Exercise details >> Write out the entries verbatim and leave the images out of the copy.
[START]
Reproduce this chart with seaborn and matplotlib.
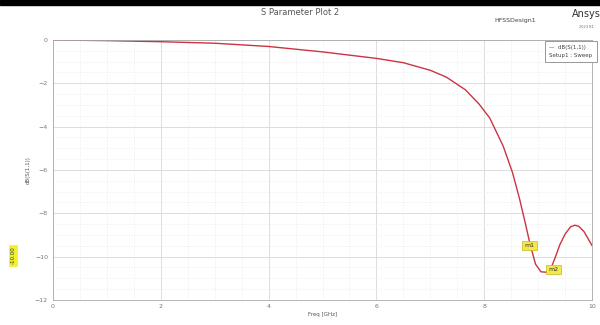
import pandas as pd
import matplotlib.pyplot as plt
import seaborn as sns
from matplotlib.ticker import MultipleLocator

# S11 readings
freq_ghz = [0.0, 1.0, 2.0, 3.0, 4.0, 5.0, 6.0, 6.5, 7.0, 7.3, 7.65, 7.9, 8.1,
            8.35, 8.52, 8.65, 8.75, 8.85, 8.95, 9.05, 9.15, 9.25, 9.32, 9.4,
            9.5, 9.6, 9.68, 9.75, 9.85, 9.93, 10.0]
s11_db = [0.0, -0.03, -0.08, -0.15, -0.3, -0.55, -0.85, -1.05, -1.4, -1.72,
          -2.3, -2.95, -3.6, -4.9, -6.1, -7.3, -8.35, -9.45, -10.35, -10.7,
          -10.72, -10.45, -10.0, -9.45, -8.95, -8.62, -8.55, -8.6, -8.85,
          -9.2, -9.5]

marker_labels = ["m1", "m2"]
marker_freq = [8.84, 9.28]
marker_db = [-9.5, -10.6]

df = pd.DataFrame({"freq": freq_ghz, "db": s11_db})

sns.set_style("white")
plt.rcParams['font.family'] = ['DejaVu Sans']

fig = plt.figure(figsize=(6, 3.25), dpi=100)
ax = fig.add_axes([0.088, 0.077, 0.899, 0.80])

sns.lineplot(data=df, x="freq", y="db", ax=ax, color="#cc3344", linewidth=1.0)

ax.set_xlim(0, 10)
ax.set_ylim(-12, 0)
ax.xaxis.set_major_locator(MultipleLocator(2))
ax.yaxis.set_major_locator(MultipleLocator(2))
ax.xaxis.set_minor_locator(MultipleLocator(0.5))
ax.yaxis.set_minor_locator(MultipleLocator(0.5))
ax.grid(True, which="major", color="#d8d8d8", linewidth=0.6)
ax.grid(True, which="minor", color="#ececec", linewidth=0.5, linestyle=(0, (2, 2)))
ax.tick_params(which="both", direction="in", labelsize=4.5, colors="#777777",
               length=2, width=0.5)
ax.tick_params(which="minor", length=1.2)
ax.tick_params(axis="x", pad=3)
for s in ax.spines.values():
    s.set_color("#aaaaaa")
    s.set_linewidth(0.6)

ax.set_xlabel("Freq [GHz]", fontsize=4, color="#555555", labelpad=2)
ax.set_ylabel("dB(S(1,1))", fontsize=4, color="#555555", labelpad=3)

for lab, f, d in zip(marker_labels, marker_freq, marker_db):
    ax.text(f, d, lab, fontsize=4.5, color="#333333", ha="center", va="center",
            bbox=dict(boxstyle="square,pad=0.35", fc="#f3e84a", ec="#c8b820", lw=0.5))

# Y-marker tag on left side
fig.text(0.022, 0.215, "-10.00", rotation=90, fontsize=4, color="#333333",
         ha="center", va="center",
         bbox=dict(boxstyle="square,pad=0.3", fc="#eef030", ec="#eef030", lw=0.5))

# legend box
fig.text(0.915, 0.86, "\u2014  dB(S(1,1))\nSetup1 : Sweep", fontsize=4,
         color="#444444", ha="left", va="top", linespacing=1.5,
         bbox=dict(boxstyle="square,pad=0.8", fc="white", ec="#888888", lw=0.6))

fig.text(0.5, 0.962, "S Parameter Plot 2", fontsize=6, color="#555555", ha="center", va="center")
fig.text(0.858, 0.938, "HFSSDesign1", fontsize=4.5, color="#444444", ha="center", va="center")
fig.text(0.978, 0.958, "Ansys", fontsize=7, color="#333333", ha="center", va="center")
fig.text(0.978, 0.918, "2023 R1", fontsize=2.5, color="#666666", ha="center", va="center")

# black bar at top
fig.patches.append(plt.Rectangle((0, 0.985), 1, 0.015, transform=fig.transFigure,
                                 color="black", zorder=10))

fig.savefig("out.png", dpi=100)
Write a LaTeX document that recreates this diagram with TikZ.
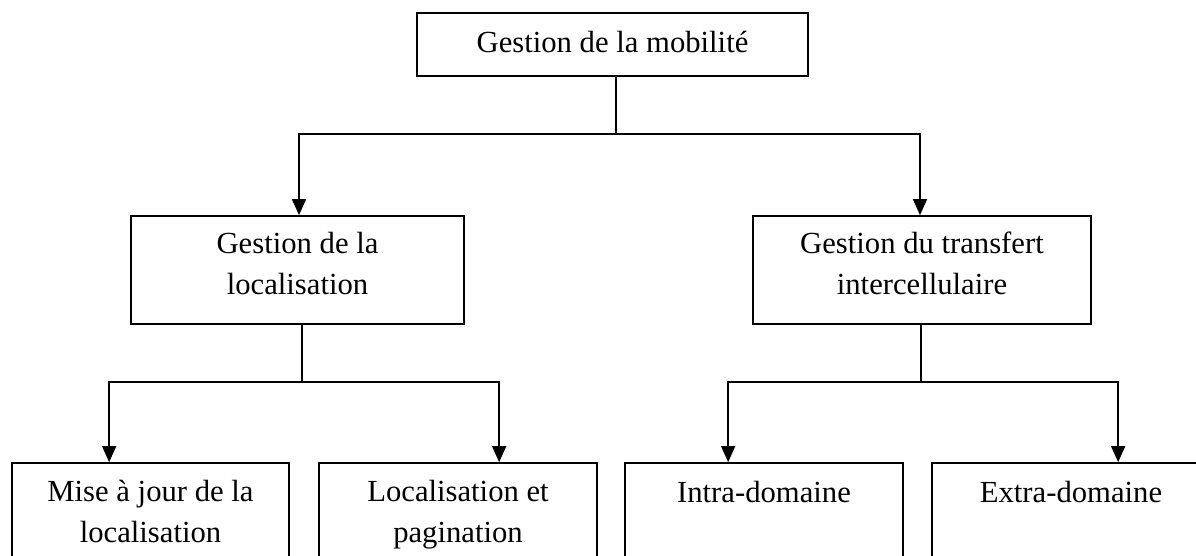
[END]
The reply >>
Reproduce this chart with seaborn and matplotlib.
import pandas as pd
import matplotlib.pyplot as plt
import seaborn as sns
from matplotlib.ticker import MultipleLocator

# S11 readings
freq_ghz = [0.0, 1.0, 2.0, 3.0, 4.0, 5.0, 6.0, 6.5, 7.0, 7.3, 7.65, 7.9, 8.1,
            8.35, 8.52, 8.65, 8.75, 8.85, 8.95, 9.05, 9.15, 9.25, 9.32, 9.4,
            9.5, 9.6, 9.68, 9.75, 9.85, 9.93, 10.0]
s11_db = [0.0, -0.03, -0.08, -0.15, -0.3, -0.55, -0.85, -1.05, -1.4, -1.72,
          -2.3, -2.95, -3.6, -4.9, -6.1, -7.3, -8.35, -9.45, -10.35, -10.7,
          -10.72, -10.45, -10.0, -9.45, -8.95, -8.62, -8.55, -8.6, -8.85,
          -9.2, -9.5]

marker_labels = ["m1", "m2"]
marker_freq = [8.84, 9.28]
marker_db = [-9.5, -10.6]

df = pd.DataFrame({"freq": freq_ghz, "db": s11_db})

sns.set_style("white")
plt.rcParams['font.family'] = ['DejaVu Sans']

fig = plt.figure(figsize=(6, 3.25), dpi=100)
ax = fig.add_axes([0.088, 0.077, 0.899, 0.80])

sns.lineplot(data=df, x="freq", y="db", ax=ax, color="#cc3344", linewidth=1.0)

ax.set_xlim(0, 10)
ax.set_ylim(-12, 0)
ax.xaxis.set_major_locator(MultipleLocator(2))
ax.yaxis.set_major_locator(MultipleLocator(2))
ax.xaxis.set_minor_locator(MultipleLocator(0.5))
ax.yaxis.set_minor_locator(MultipleLocator(0.5))
ax.grid(True, which="major", color="#d8d8d8", linewidth=0.6)
ax.grid(True, which="minor", color="#ececec", linewidth=0.5, linestyle=(0, (2, 2)))
ax.tick_params(which="both", direction="in", labelsize=4.5, colors="#777777",
               length=2, width=0.5)
ax.tick_params(which="minor", length=1.2)
ax.tick_params(axis="x", pad=3)
for s in ax.spines.values():
    s.set_color("#aaaaaa")
    s.set_linewidth(0.6)

ax.set_xlabel("Freq [GHz]", fontsize=4, color="#555555", labelpad=2)
ax.set_ylabel("dB(S(1,1))", fontsize=4, color="#555555", labelpad=3)

for lab, f, d in zip(marker_labels, marker_freq, marker_db):
    ax.text(f, d, lab, fontsize=4.5, color="#333333", ha="center", va="center",
            bbox=dict(boxstyle="square,pad=0.35", fc="#f3e84a", ec="#c8b820", lw=0.5))

# Y-marker tag on left side
fig.text(0.022, 0.215, "-10.00", rotation=90, fontsize=4, color="#333333",
         ha="center", va="center",
         bbox=dict(boxstyle="square,pad=0.3", fc="#eef030", ec="#eef030", lw=0.5))

# legend box
fig.text(0.915, 0.86, "\u2014  dB(S(1,1))\nSetup1 : Sweep", fontsize=4,
         color="#444444", ha="left", va="top", linespacing=1.5,
         bbox=dict(boxstyle="square,pad=0.8", fc="white", ec="#888888", lw=0.6))

fig.text(0.5, 0.962, "S Parameter Plot 2", fontsize=6, color="#555555", ha="center", va="center")
fig.text(0.858, 0.938, "HFSSDesign1", fontsize=4.5, color="#444444", ha="center", va="center")
fig.text(0.978, 0.958, "Ansys", fontsize=7, color="#333333", ha="center", va="center")
fig.text(0.978, 0.918, "2023 R1", fontsize=2.5, color="#666666", ha="center", va="center")

# black bar at top
fig.patches.append(plt.Rectangle((0, 0.985), 1, 0.015, transform=fig.transFigure,
                                 color="black", zorder=10))

fig.savefig("out.png", dpi=100)
Write a LaTeX document that recreates this diagram with TikZ.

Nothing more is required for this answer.